Released on Orange Milk, the second Nico Niquo album is described as “sound meditations based around the palette of modern grime music minus the percussion,” but regardless of your familiarity with the concept or grime itself, these pristine synthscapes impress. Moments like ‘He Loved Him Madly’ do reflect to the woozy, impressionistic work of grime producers like Mr. Mitch, but some of the best moments sound completely untethered.
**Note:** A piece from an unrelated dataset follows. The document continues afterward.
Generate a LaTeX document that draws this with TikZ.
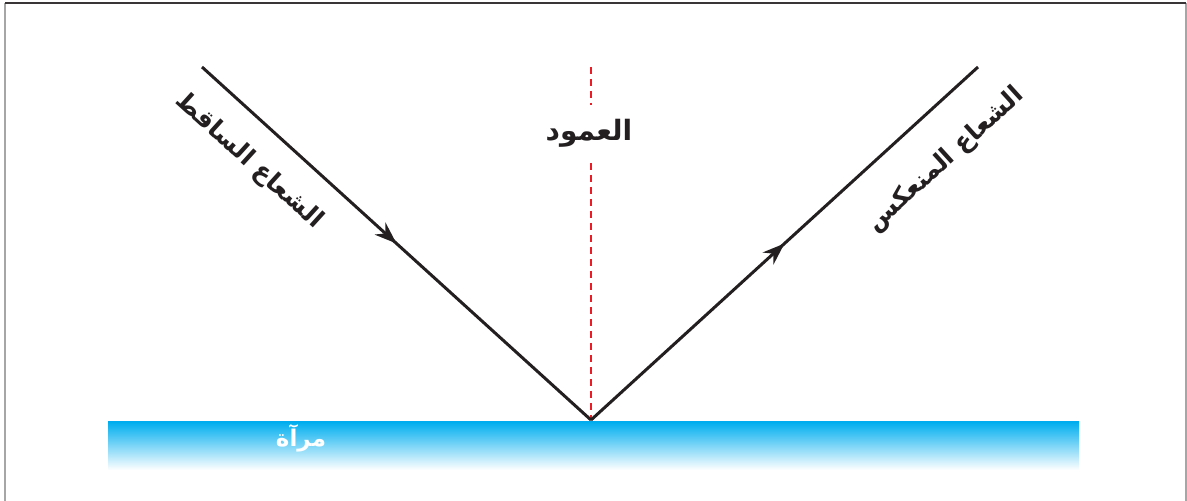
\documentclass[tikz,border=0pt]{standalone}
\usepackage{fontspec}
\usepackage{xcolor}
\usepackage{tikz}
\usetikzlibrary{arrows.meta,decorations.markings}
\newfontfamily\arabicfont[Script=Arabic]{DejaVu Sans}
\TeXXeTstate=1
\definecolor{raycol}{RGB}{35,31,32}
\definecolor{mirrorblue}{RGB}{0,174,239}
\definecolor{normalred}{RGB}{237,28,36}
\tikzset{
  ray/.style={line width=3pt, raycol, postaction={decorate},
    decoration={markings, mark=at position 0.5 with {\arrow{Stealth[length=22pt,width=16pt,inset=7pt]}}}},
  raylabel/.style={font=\arabicfont\bfseries\fontsize{25}{30}\selectfont, text=raycol, inner sep=0pt}
}
\begin{document}
\begin{tikzpicture}[x=1pt,y=1pt]
        \useasboundingbox (0,0) rectangle (1187,501);
        % Frame
        \draw[gray!70, line width=1.2pt] (5,0) -- (5,498);
        \draw[gray!70, line width=1.2pt] (1186,0) -- (1186,498);
        \draw[raycol!90, line width=1.2pt] (5,498) -- (1186,498);
        
        % Mirror
        \shade[top color=mirrorblue, bottom color=white] (108,31) rectangle (1079,79);
        \node[font=\arabicfont\bfseries\fontsize{23}{27}\selectfont, text=white] (mirror) at (301,63) {\beginR مرآة\endR};
        
        % Points
        \coordinate (hit) at (591,81);
        \coordinate (src) at (202,434);
        \coordinate (dst) at (978,434);
        \coordinate (top) at (591,434);
        
        % Normal
        \draw[normalred, line width=1.6pt, dash pattern=on 7pt off 5pt] (top) -- (hit);
        \node[raylabel, fill=white, inner ysep=14pt, inner xsep=4pt,
              font=\arabicfont\bfseries\fontsize{28}{32}\selectfont] (normal) at (589,368) {\beginR العمود\endR};
        
        % Rays
        \draw[ray] (src) -- (hit);
        \draw[ray] (hit) -- (dst);
        
        % Labels
        \node[raylabel, rotate=-42.2] (inc) at (249,340) {\beginR الشعاع الساقط\endR};
        \node[raylabel, rotate=42.2] (refl) at (946,341) {\beginR الشعاع المنعكس\endR};
    \end{tikzpicture}
\end{document}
‘Rafael’s Green in Blue Antibes’ lets drifting synths float in zero-g as they gently bump off one another and the title track is a pressure cooker of glassy arpeggios building over a haunting melody that uses a fake-out ending to set you up for bracing finale. Orange Milk finished last year stronger than ever and this only revs the engine further.



Luka Productions
Fasokan

“One of the most left-field recordings to ever come out of Mali” is how Portland-based, Sudan-focused, label Sahelsounds describe Luka Guindo’s Fasokan. The record is a blend of new age, field recordings and traditional Malinese sounds so potent it just needs to be heard. Through their blend of bent electronics and chopped up traditional instruments like Balafon and Kora, crisp spoken word tracks like ‘Terriya’ and ‘L’Excision’ actually bring to mind Visible Cloaks’s Miyaki Koda collab ‘Valve’. It’s a record that sounds just as interested in bridging cultural sounds, but far easier to overlook. Don’t.